JOURNAL ARTICLE
RANDOMIZED CONTROLLED TRIAL

Cost-effectiveness analysis of collaborative care management of major depression among low-income, predominantly Hispanics with diabetes

Joel W Hay, Wayne J Katon, Kathleen Ell, Pey-Jiuan Lee, Jeffrey J Guterman
Value in Health: the Journal of the International Society for Pharmacoeconomics and Outcomes Research 2012, 15 (2): 249-54
22433755

OBJECTIVE: To evaluate the cost-effectiveness of a socioculturally adapted collaborative depression care program among low-income Hispanics with diabetes.

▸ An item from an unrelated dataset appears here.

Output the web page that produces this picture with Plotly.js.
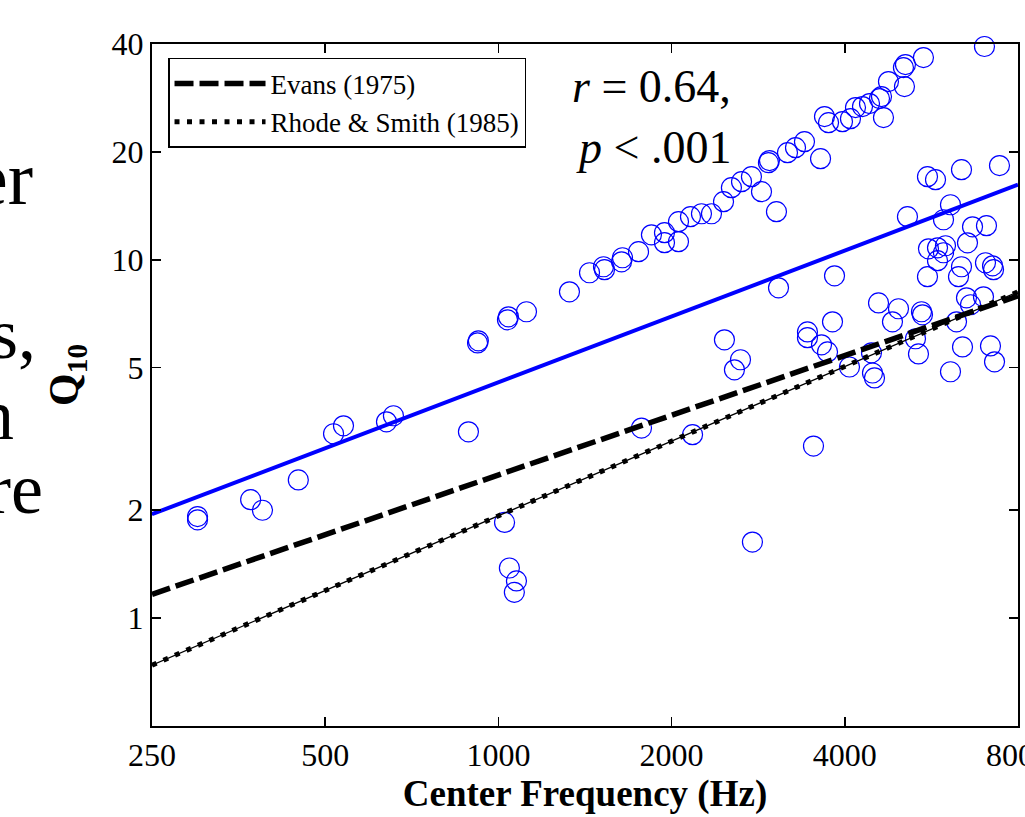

RESEARCH DESIGN AND METHODS: A randomized controlled trial of 387 patients with diabetes (96.5% Hispanic) with clinically significant depression followed over 18 months evaluated the cost-effectiveness of the Multifaceted Diabetes and Depression Program aimed at increasing patient exposure to evidence-based depression psychotherapy and/or pharmacotherapy in two public safety net clinics. Patient medical care costs and utilization were captured from Los Angeles County Department of Health Services claims records. Patient-reported outcomes included Short-Form Health Survey-12 and Patient Health Questionnaire-9-calculated depression-free days.

RESULTS: Intervention patients had significantly greater Short-Form Health Survey-12 utility improvement from baseline compared with controls over the 18-month evaluation period (4.8%; P < 0.001) and a corresponding significant improvement in depression-free days (43.0; P < 0.001). Medical cost differences were not statistically significant in ordinary least squares and log-transformed cost regressions. The average costs of the Multifaceted Diabetes and Depression Program study intervention were $515 per patient. The program's cost-effectiveness averaged $4053 per quality-adjusted life-year per MDDP recipient and was more than 90% likely to fall below $12,000 per quality-adjusted life-year.

CONCLUSIONS: Socioculturally adapted collaborative depression care improved utility and quality of life in predominantly low-income Hispanic patients with diabetes and was highly cost-effective.